> [Collected material]:
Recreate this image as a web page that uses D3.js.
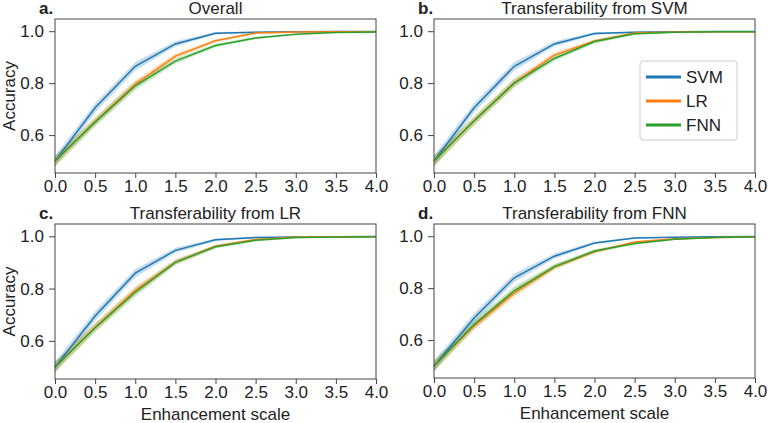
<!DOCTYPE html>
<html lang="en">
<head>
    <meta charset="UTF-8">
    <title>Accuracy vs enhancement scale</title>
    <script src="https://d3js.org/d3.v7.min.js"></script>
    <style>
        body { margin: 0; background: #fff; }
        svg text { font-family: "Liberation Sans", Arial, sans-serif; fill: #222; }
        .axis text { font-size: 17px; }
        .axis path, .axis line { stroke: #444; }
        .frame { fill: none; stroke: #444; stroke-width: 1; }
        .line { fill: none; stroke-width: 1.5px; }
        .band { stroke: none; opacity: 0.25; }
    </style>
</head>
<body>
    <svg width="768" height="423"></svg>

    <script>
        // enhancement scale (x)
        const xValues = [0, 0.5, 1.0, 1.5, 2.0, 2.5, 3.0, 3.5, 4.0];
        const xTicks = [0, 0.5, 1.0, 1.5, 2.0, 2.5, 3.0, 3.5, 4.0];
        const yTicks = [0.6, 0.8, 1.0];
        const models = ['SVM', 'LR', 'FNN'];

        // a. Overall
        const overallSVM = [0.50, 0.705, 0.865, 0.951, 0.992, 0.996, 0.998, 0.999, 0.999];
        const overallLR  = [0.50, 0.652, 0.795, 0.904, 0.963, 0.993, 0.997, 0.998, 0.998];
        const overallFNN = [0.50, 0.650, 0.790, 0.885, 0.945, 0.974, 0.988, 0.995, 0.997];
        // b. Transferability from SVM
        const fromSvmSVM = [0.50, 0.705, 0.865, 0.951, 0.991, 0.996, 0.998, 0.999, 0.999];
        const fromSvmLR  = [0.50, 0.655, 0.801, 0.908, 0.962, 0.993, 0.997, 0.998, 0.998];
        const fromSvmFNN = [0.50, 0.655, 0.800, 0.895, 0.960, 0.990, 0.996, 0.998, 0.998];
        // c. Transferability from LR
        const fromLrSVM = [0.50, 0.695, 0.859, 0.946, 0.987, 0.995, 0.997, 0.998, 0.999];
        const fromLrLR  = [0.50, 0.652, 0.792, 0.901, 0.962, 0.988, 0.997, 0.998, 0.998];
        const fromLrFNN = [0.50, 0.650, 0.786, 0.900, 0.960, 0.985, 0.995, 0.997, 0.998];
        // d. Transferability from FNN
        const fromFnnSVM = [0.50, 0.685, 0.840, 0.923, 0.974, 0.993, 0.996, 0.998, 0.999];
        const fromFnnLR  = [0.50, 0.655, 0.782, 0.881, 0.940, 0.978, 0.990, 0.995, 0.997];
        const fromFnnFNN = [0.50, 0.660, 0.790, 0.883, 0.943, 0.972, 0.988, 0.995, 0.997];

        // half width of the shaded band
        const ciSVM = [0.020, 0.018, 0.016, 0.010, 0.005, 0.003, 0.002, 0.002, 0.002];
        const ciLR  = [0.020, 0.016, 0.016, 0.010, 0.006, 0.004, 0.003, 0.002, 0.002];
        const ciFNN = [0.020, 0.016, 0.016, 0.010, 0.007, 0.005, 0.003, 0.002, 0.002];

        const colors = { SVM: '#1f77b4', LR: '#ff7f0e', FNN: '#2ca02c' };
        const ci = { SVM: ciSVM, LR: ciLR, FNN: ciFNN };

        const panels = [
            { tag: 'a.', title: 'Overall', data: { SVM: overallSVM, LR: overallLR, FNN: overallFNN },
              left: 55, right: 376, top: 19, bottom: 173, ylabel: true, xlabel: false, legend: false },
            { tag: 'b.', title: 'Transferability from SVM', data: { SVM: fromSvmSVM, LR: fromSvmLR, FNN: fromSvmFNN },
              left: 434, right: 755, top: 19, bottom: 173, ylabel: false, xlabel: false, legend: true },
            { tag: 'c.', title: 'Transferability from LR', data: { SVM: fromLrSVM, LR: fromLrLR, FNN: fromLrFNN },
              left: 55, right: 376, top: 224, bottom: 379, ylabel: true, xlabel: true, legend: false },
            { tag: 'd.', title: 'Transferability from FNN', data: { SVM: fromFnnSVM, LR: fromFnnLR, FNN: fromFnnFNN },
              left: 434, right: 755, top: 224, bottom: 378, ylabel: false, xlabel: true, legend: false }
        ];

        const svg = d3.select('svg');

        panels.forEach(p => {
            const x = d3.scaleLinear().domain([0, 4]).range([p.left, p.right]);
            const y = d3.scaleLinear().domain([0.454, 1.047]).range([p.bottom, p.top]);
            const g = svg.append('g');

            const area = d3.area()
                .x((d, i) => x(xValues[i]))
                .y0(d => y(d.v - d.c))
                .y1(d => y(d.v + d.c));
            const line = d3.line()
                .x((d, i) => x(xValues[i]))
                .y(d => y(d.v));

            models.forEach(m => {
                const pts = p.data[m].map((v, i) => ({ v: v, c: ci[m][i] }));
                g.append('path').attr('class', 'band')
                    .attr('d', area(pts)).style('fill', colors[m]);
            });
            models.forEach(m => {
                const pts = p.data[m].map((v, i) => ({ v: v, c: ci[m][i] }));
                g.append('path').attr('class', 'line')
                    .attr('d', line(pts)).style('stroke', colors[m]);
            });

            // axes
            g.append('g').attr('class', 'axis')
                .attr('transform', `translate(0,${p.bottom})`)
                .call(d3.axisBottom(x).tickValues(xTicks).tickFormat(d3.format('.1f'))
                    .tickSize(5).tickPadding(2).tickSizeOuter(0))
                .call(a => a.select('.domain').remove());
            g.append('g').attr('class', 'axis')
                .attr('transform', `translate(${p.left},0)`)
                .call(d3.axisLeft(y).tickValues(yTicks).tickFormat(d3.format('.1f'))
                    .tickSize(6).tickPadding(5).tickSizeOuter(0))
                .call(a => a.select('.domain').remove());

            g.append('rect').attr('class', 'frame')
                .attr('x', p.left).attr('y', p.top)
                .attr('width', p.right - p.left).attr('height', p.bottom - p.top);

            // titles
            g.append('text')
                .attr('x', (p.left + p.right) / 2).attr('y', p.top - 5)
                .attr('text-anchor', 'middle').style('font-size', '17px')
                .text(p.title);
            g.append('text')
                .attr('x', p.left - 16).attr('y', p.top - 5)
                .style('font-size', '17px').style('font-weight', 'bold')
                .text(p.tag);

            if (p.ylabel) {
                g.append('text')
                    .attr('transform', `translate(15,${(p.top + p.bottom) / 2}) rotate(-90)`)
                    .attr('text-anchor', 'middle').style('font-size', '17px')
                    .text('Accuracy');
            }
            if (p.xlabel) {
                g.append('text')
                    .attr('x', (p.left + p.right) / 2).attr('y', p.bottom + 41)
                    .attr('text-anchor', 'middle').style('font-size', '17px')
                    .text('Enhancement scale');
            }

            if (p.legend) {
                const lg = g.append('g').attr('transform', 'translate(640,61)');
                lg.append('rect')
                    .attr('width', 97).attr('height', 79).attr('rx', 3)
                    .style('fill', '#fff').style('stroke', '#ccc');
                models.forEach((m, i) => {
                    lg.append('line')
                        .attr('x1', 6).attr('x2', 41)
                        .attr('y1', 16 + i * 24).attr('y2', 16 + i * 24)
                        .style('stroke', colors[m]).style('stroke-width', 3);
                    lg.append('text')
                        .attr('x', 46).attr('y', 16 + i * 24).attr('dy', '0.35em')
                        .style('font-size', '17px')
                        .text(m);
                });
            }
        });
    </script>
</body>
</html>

> [Exercise prompt]: Output exactly the span of lines from the top of the listing through the line holding "const models = ['SVM', 'LR', 'FNN'];", and leave every picture out.

> [Task result]:
Recreate this image as a web page that uses D3.js.
<!DOCTYPE html>
<html lang="en">
<head>
    <meta charset="UTF-8">
    <title>Accuracy vs enhancement scale</title>
    <script src="https://d3js.org/d3.v7.min.js"></script>
    <style>
        body { margin: 0; background: #fff; }
        svg text { font-family: "Liberation Sans", Arial, sans-serif; fill: #222; }
        .axis text { font-size: 17px; }
        .axis path, .axis line { stroke: #444; }
        .frame { fill: none; stroke: #444; stroke-width: 1; }
        .line { fill: none; stroke-width: 1.5px; }
        .band { stroke: none; opacity: 0.25; }
    </style>
</head>
<body>
    <svg width="768" height="423"></svg>

    <script>
        // enhancement scale (x)
        const xValues = [0, 0.5, 1.0, 1.5, 2.0, 2.5, 3.0, 3.5, 4.0];
        const xTicks = [0, 0.5, 1.0, 1.5, 2.0, 2.5, 3.0, 3.5, 4.0];
        const yTicks = [0.6, 0.8, 1.0];
        const models = ['SVM', 'LR', 'FNN'];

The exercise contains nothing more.